Baxter had approached the two men, standing behind Morales at a polite distance and looking straight at Holt. He saw the same angst he was feeling reflected in her eyes, although she didn’t know nearly as much as he did about the people who’d taken his daughter.
Holt stood quietly, at a loss for words.
“Why on God’s green earth didn’t you tell me your kid’s missing?” the captain continued, frustration driving his pitch higher and higher.
“How did you know?” Holt asked.
“How did
I know?” Morales reacted. “You’re asking me that, instead of telling me why my best detective doesn’t trust me enough to tell me his daughter’s been kidnapped?”
“Captain—” Holt started to say, but his boss was too angry to give him a chance to say anything in his defense.
“Jeez, Holt, you drive me nuts sometimes,” he replied. “You and Baxter are the best cops I’ve ever worked with, yet you both behave like reckless fools.”
That statement sent Baxter’s eyebrows up; she was just as surprised to hear Morales’s words as he was.
“Sir, I—”
“Not another word, Holt, when I have to find out shit like this from the news.”
“What news?” Holt asked.
“That nitwit teacher cried a river live on ABC News just now.
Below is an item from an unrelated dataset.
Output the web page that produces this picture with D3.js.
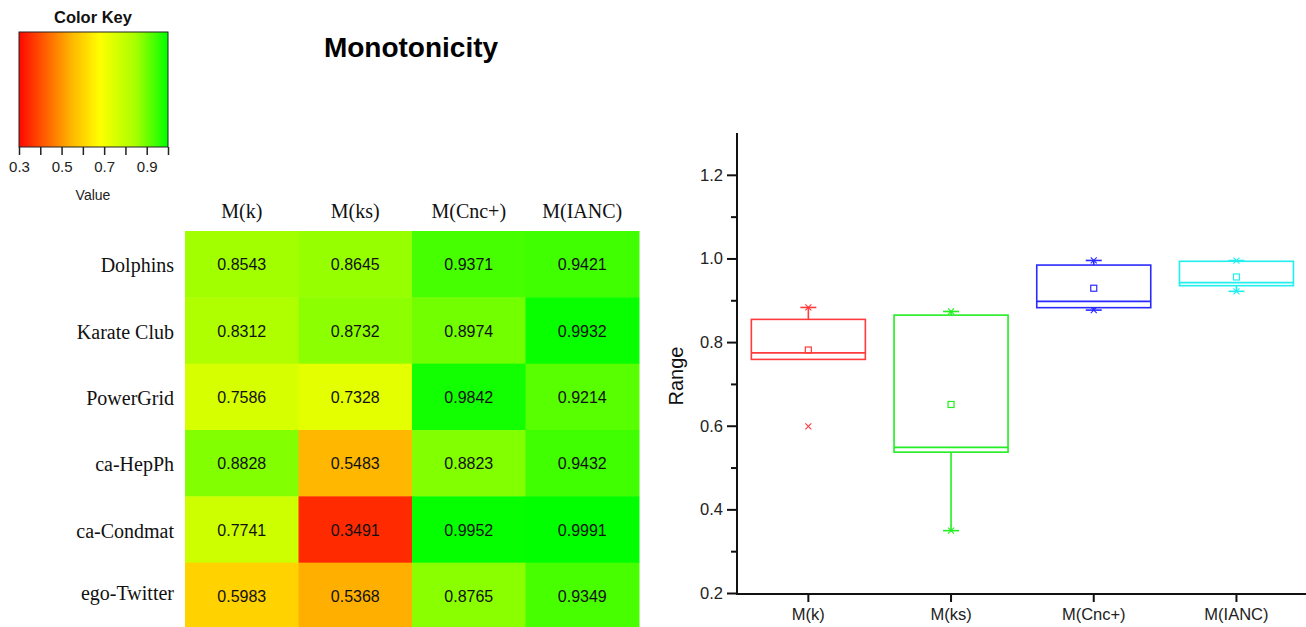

As if we didn’t have procedures for this scenario. She was supposed to call Dispatch and verify the information those fake cops gave her,” Morales added, but then his earlier anger returned in full force. “Are you insane, Holt?”
“Sir,” Baxter intervened, “if I may—”
Holt looked at his partner, urging her to shut up, to let him handle it. For a change, the most obstinate woman he’d ever met obliged. She didn’t say another word.
“Captain, we’re working both cases at the same time,” Holt replied. “This is a new murder case, and you have no one else available. My partner and I are splitting the tasks.”
“Really? Walk me through it, tell me how you’re doing it.”